Alzheimer's research director leaves USF
By ANITA KUMAR, Times Staff Writer
Michael Mullan's resignation last month came as USF concluded a yearlong investigation of allegations he sexually harassed three women who worked for him.
His resignation had nothing to do with the accusations, Mullan said. The Roskamp Institute he headed merely outgrew the university, he said.
Mullen led the institute since it began in 1998 with a $5-million grant from Longboat Key philanthropist Robert Roskamp to develop a drug that could cure the degenerative brain disease.
The Roskamp Institute will move to Sarasota, while the related Memory Disorder Clinic, which Mullan also ran at USF, will move to another location in Tampa. Most of the 40 people who work at the two centers will accompany Mullan.
"The Roskamp Institute is recognized as one of the top institutions in Alzheimer's research," said USF professor Fiona Crawford, who worked at the institute and remains a supporter of Mullan. "This is a huge deal. It's very sad for USF."
USF is one of the preeminent centers of Alzheimer's research in the nation. Even without Roskamp, the university has dozens of scientists working on various aspects of research, including a vaccine.
The university also will soon be home to a $25-million research center thanks to Florida House Speaker Johnnie Byrd, R-Plant City. Byrd, whose father died of the disease, earmarked the money in the state budget.
University officials downplayed the departure of Mullan, who was part of a British team of researchers who in 1990 discovered a gene that causes the disease, which produces dementia and memory loss in more than 4-million Americans.
"We're still one of the world's hotbeds of Alzheimer's research," said James Mortimer, director of USF's Institute on Aging, "and will continue to be so."
"He has to do whatever's best for him," said Robert Daugherty, dean of USF's College of Medicine. "We'll miss that research, but we'll continue to grow and seek other people."
USF president Judy Genshaft declined to comment. Other university officials refused to talk about Mullan or the sexual harassment allegations.
Some of the allegations date to 1997. USF launched its first investigation several years ago, but a second inquiry began after Daugherty arrived after September 2000.
The investigation concluded last month about the same time Mullan sent his Jan. 20 resignation letter to Genshaft. The report remains closed to the public to allow Mullan time to appeal. Mullan said he plans to appeal.
Mullan insisted Wednesday that his resignation had nothing to do with the investigation, which he said exonerated him.
"It's just rubbish," Mullan said. "That sounds like USF spin to me. If USF wants to put some spin on my resignation then that's what they do. This is the way USF does business."
Roskamp said he was aware of the allegations and the investigation when the institute began, but he looked into them and was not concerned about them. He said he fully supports Mullan.
"Dr. Mullan and I will be together, hopefully, forever," he said.
Mullan and Roskamp said they spoke to university officials seven months ago about leaving USF, even though the original $5-million gift does not run out until this summer.
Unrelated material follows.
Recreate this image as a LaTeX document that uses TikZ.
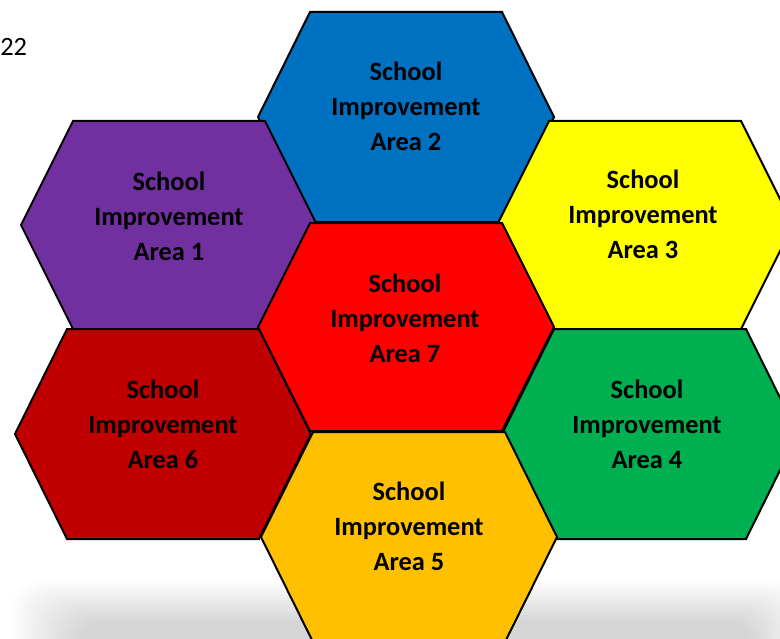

"Eventually, you outgrow your space and eventually you grow up," Roskamp said. "It's time for us to go."
USF still is owed $80,000 for the remainder of the gift, which was administered through the school. USF spokesman Michael Hoad said the school will not try to get the rest of the money.
Mullan and his supporters said Daugherty was angry at Mullan for telling Byrd he should not give the $25-million state gift directly to USF. Byrd, who could not be reached for comment, chose to let a separate nonprofit group administer the money.
The Roskamp Institute has worked with and received millions of dollars in other grants and gifts from the federal government, private labs and other schools over the years. Last year, its budget was $4-million.
The institute has worked on discovering an antibody that would reduce two telltale characteristics of the disease, analyzing whether common drugs that ease joint pain might stave off the disease and determining how the immune system attacks the brain.